Enterprise Products Partners announced Tuesday that it had received a final license for the Sea Port Oil Terminal, or SPOT, from the Department of Transportation. The license lets Enterprise build a deepwater oil export facility off the coast of Freeport, Texas, that can load 2 million barrels of crude oil onto ships daily.
The license issuance comes just days after a federal appellate court upheld the Biden administration’s argument that the port would be in the national interest, in a blow to environmental groups and climate activists who had tried to reverse its approval.
The port, one of several seeking a nod from the Biden administration, responds to a jump in exports of crude oil amid record levels of domestic production, a dynamic that’s challenged President Joe Biden’s decarbonization agenda and could alienate climate voters in the upcoming presidential election.
The U.S. Maritime Administration (MARAD), the division of the DOT that issued the port license, said “the project would make the transport of oil safer for the public and the environment,” in a statement Wednesday.
“Under President Biden, the United States is making the largest ever investment in clean energy and climate action,” MARAD said. “While the Biden-Harris Administration is accelerating America’s transition to a clean energy future, action is also being taken to manage the transition in the near-term.”
The Sea Port project will include two 46-mile pipelines to carry crude from shore to the deepwater port, which is planned to be operational by 2027. Intended to reduce the need for ship-to-ship transfers of oil, SPOT will be built in 115-foot-deep water and be capable of filling crude oil tankers at a rate of 85,000 barrels of oil per hour.
MARAD first approved the terminal in late 2022, arguing that it would “benefit employment, economic growth and domestic energy infrastructure resilience.” But a coalition of environmental groups swiftly contested that approval, saying the port would create carbon emissions for coastal communities and further entrench the nation’s fossil fuel industry at a time when climate impacts are intensifying.
Environmental groups lamented last week’s decision from the 5th U.S. Circuit Court of Appeals upholding Biden’s earlier approval.
“It is in the national interest to halt, not promote, the proliferation of fossil fuel dependence through expanded crude exports that will increase oil spill risk and emissions of cancer-causing, climate-disrupting pollution, which SPOT would generate on a massive scale,” said Sierra Club senior attorney Devorah Ancel at the time.
Enterprise has defended the terminal’s environmental impacts, saying it will cut down on direct emissions related to crude oil export by replacing more than 900 ship-to-ship transfers per year.

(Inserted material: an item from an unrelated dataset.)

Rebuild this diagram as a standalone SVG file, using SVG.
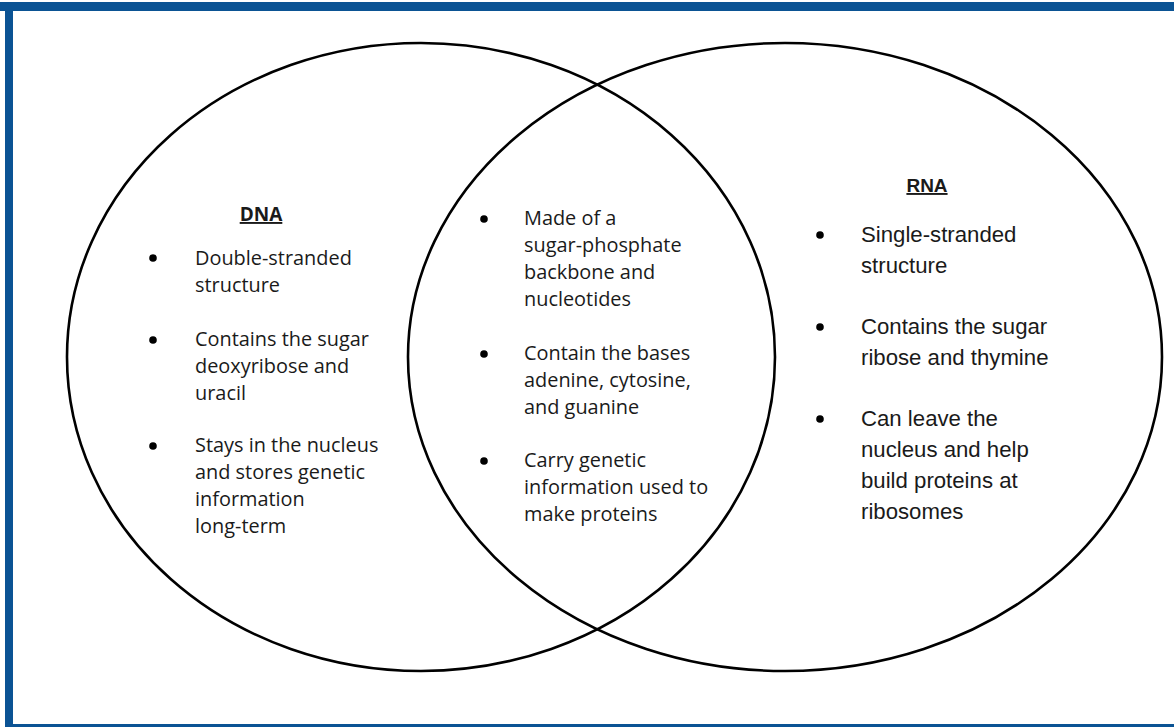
<svg xmlns="http://www.w3.org/2000/svg" width="1174" height="727" viewBox="0 0 1174 727">
<style>
.frame{fill:#0b5394}
.ring{fill:none;stroke:#000;stroke-width:2.6}
.t1{font-family:"Open Sans","Noto Sans",sans-serif;font-size:19.9px;fill:#1a1a1a}
.t2{font-family:"Liberation Sans",Arial,sans-serif;font-size:22.2px;fill:#1a1a1a}
.h1{font-family:"Open Sans","Noto Sans",sans-serif;font-size:19px;font-weight:bold;fill:#1a1a1a;text-decoration:underline}
.h2{font-family:"Liberation Sans",Arial,sans-serif;font-size:19px;font-weight:bold;fill:#1a1a1a;text-decoration:underline}
.dot{fill:#000}
</style>
<rect width="1174" height="727" fill="#fff"/>
<g id="border">
<rect class="frame" x="0" y="2" width="1174" height="9"/>
<rect class="frame" x="5" y="2" width="8" height="725"/>
<rect class="frame" x="5" y="724" width="1169" height="3"/>
</g>
<g id="connectors"></g>
<g id="dna-circle"><ellipse class="ring" cx="421" cy="357" rx="354" ry="314"/></g>
<g id="rna-circle"><ellipse class="ring" cx="785" cy="357" rx="377" ry="314"/></g>
<g id="dna">
<text class="h1" x="261" y="221" text-anchor="middle">DNA</text>
<circle class="dot" cx="153" cy="258" r="3.8"/>
<circle class="dot" cx="153" cy="340" r="3.8"/>
<circle class="dot" cx="153" cy="446" r="3.8"/>
<text class="t1"><tspan x="195" y="265">Double-stranded</tspan><tspan x="195" y="292">structure</tspan><tspan x="195" y="346">Contains the sugar</tspan><tspan x="195" y="373">deoxyribose and</tspan><tspan x="195" y="400">uracil</tspan><tspan x="195" y="452">Stays in the nucleus</tspan><tspan x="195" y="479">and stores genetic</tspan><tspan x="195" y="506">information</tspan><tspan x="195" y="533">long-term</tspan></text>
</g>
<g id="both">
<circle class="dot" cx="484" cy="219" r="3.8"/>
<circle class="dot" cx="484" cy="354" r="3.8"/>
<circle class="dot" cx="484" cy="461" r="3.8"/>
<text class="t1"><tspan x="524" y="225">Made of a</tspan><tspan x="524" y="252">sugar-phosphate</tspan><tspan x="524" y="279">backbone and</tspan><tspan x="524" y="306">nucleotides</tspan><tspan x="524" y="360">Contain the bases</tspan><tspan x="524" y="387">adenine, cytosine,</tspan><tspan x="524" y="414">and guanine</tspan><tspan x="524" y="467">Carry genetic</tspan><tspan x="524" y="494">information used to</tspan><tspan x="524" y="521">make proteins</tspan></text>
</g>
<g id="rna">
<text class="h2" x="927" y="192" text-anchor="middle">RNA</text>
<circle class="dot" cx="820" cy="235" r="3.8"/>
<circle class="dot" cx="820" cy="327" r="3.8"/>
<circle class="dot" cx="820" cy="419" r="3.8"/>
<text class="t2"><tspan x="861" y="242">Single-stranded</tspan><tspan x="861" y="273">structure</tspan><tspan x="861" y="334">Contains the sugar</tspan><tspan x="861" y="365">ribose and thymine</tspan><tspan x="861" y="426">Can leave the</tspan><tspan x="861" y="457">nucleus and help</tspan><tspan x="861" y="488">build proteins at</tspan><tspan x="861" y="519">ribosomes</tspan></text>
</g>
</svg>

“SPOT reduces operational risks, including those associated with reverse lightering, an unregulated process in which crude oil is offloaded from multiple smaller ships onto a larger vessel in federal waters off the U.S. Gulf Coast,” the company said in a statement Tuesday. “Limiting reverse lightering, combined with the SPOT platform’s state-of-the-art vapor combustion capabilities, would significantly reduce emissions.”